GIVEN INSTRUCTION: Write out the entire listing below exactly, with the pictures left out.

── TASK MATERIAL ──

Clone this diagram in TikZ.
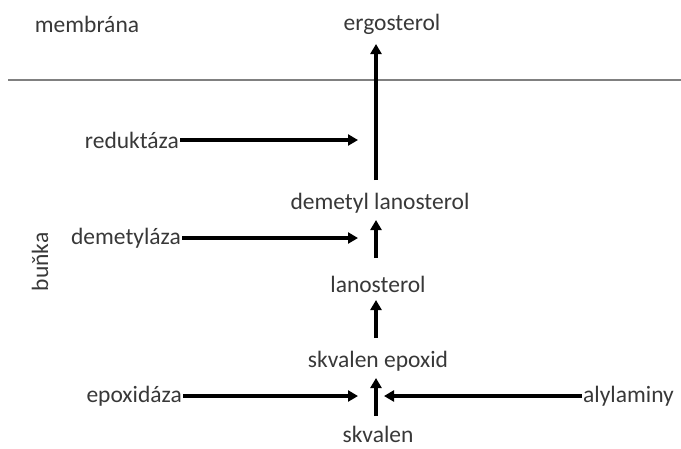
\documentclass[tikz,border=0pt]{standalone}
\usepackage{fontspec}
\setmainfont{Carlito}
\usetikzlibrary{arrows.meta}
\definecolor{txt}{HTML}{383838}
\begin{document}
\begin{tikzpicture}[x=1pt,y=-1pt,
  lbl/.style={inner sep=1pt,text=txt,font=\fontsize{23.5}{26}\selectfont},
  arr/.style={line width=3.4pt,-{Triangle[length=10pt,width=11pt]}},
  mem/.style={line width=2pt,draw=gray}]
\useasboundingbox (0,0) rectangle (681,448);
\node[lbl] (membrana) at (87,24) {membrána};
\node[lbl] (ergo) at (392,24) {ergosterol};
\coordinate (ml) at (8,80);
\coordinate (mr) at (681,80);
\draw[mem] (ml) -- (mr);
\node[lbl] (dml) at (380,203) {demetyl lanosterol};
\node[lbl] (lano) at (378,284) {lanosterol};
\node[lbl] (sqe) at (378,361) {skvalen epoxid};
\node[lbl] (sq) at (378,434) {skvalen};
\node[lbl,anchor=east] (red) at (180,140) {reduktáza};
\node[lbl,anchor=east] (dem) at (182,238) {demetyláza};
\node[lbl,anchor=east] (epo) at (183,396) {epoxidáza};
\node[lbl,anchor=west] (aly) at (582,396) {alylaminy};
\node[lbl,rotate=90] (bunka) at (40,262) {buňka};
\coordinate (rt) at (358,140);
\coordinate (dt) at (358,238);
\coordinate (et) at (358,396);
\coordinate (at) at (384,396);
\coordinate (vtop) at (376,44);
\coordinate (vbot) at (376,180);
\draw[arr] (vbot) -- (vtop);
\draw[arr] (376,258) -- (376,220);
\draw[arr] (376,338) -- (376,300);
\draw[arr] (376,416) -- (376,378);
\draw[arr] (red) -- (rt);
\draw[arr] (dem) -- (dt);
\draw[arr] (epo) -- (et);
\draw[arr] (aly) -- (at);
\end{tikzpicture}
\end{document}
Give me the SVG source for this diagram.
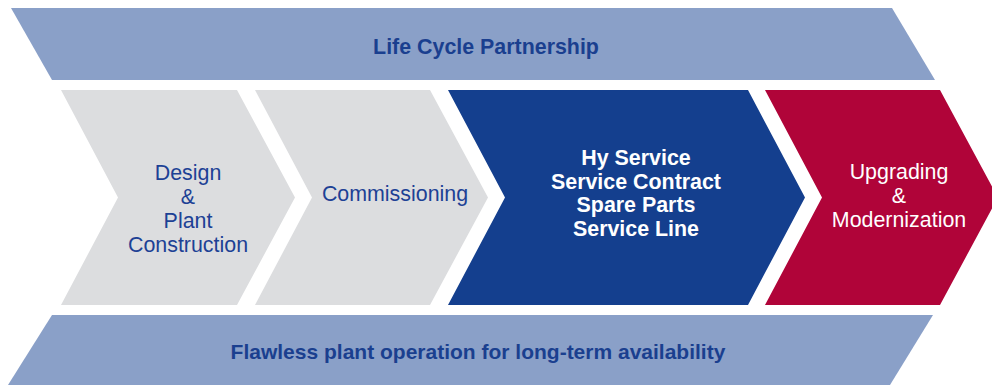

───

EXERCISE ANSWER:
Clone this diagram in TikZ.
\documentclass[tikz,border=0pt]{standalone}
\usepackage{fontspec}
\setmainfont{Carlito}
\usetikzlibrary{arrows.meta}
\definecolor{txt}{HTML}{383838}
\begin{document}
\begin{tikzpicture}[x=1pt,y=-1pt,
  lbl/.style={inner sep=1pt,text=txt,font=\fontsize{23.5}{26}\selectfont},
  arr/.style={line width=3.4pt,-{Triangle[length=10pt,width=11pt]}},
  mem/.style={line width=2pt,draw=gray}]
\useasboundingbox (0,0) rectangle (681,448);
\node[lbl] (membrana) at (87,24) {membrána};
\node[lbl] (ergo) at (392,24) {ergosterol};
\coordinate (ml) at (8,80);
\coordinate (mr) at (681,80);
\draw[mem] (ml) -- (mr);
\node[lbl] (dml) at (380,203) {demetyl lanosterol};
\node[lbl] (lano) at (378,284) {lanosterol};
\node[lbl] (sqe) at (378,361) {skvalen epoxid};
\node[lbl] (sq) at (378,434) {skvalen};
\node[lbl,anchor=east] (red) at (180,140) {reduktáza};
\node[lbl,anchor=east] (dem) at (182,238) {demetyláza};
\node[lbl,anchor=east] (epo) at (183,396) {epoxidáza};
\node[lbl,anchor=west] (aly) at (582,396) {alylaminy};
\node[lbl,rotate=90] (bunka) at (40,262) {buňka};
\coordinate (rt) at (358,140);
\coordinate (dt) at (358,238);
\coordinate (et) at (358,396);
\coordinate (at) at (384,396);
\coordinate (vtop) at (376,44);
\coordinate (vbot) at (376,180);
\draw[arr] (vbot) -- (vtop);
\draw[arr] (376,258) -- (376,220);
\draw[arr] (376,338) -- (376,300);
\draw[arr] (376,416) -- (376,378);
\draw[arr] (red) -- (rt);
\draw[arr] (dem) -- (dt);
\draw[arr] (epo) -- (et);
\draw[arr] (aly) -- (at);
\end{tikzpicture}
\end{document}
Give me the SVG source for this diagram.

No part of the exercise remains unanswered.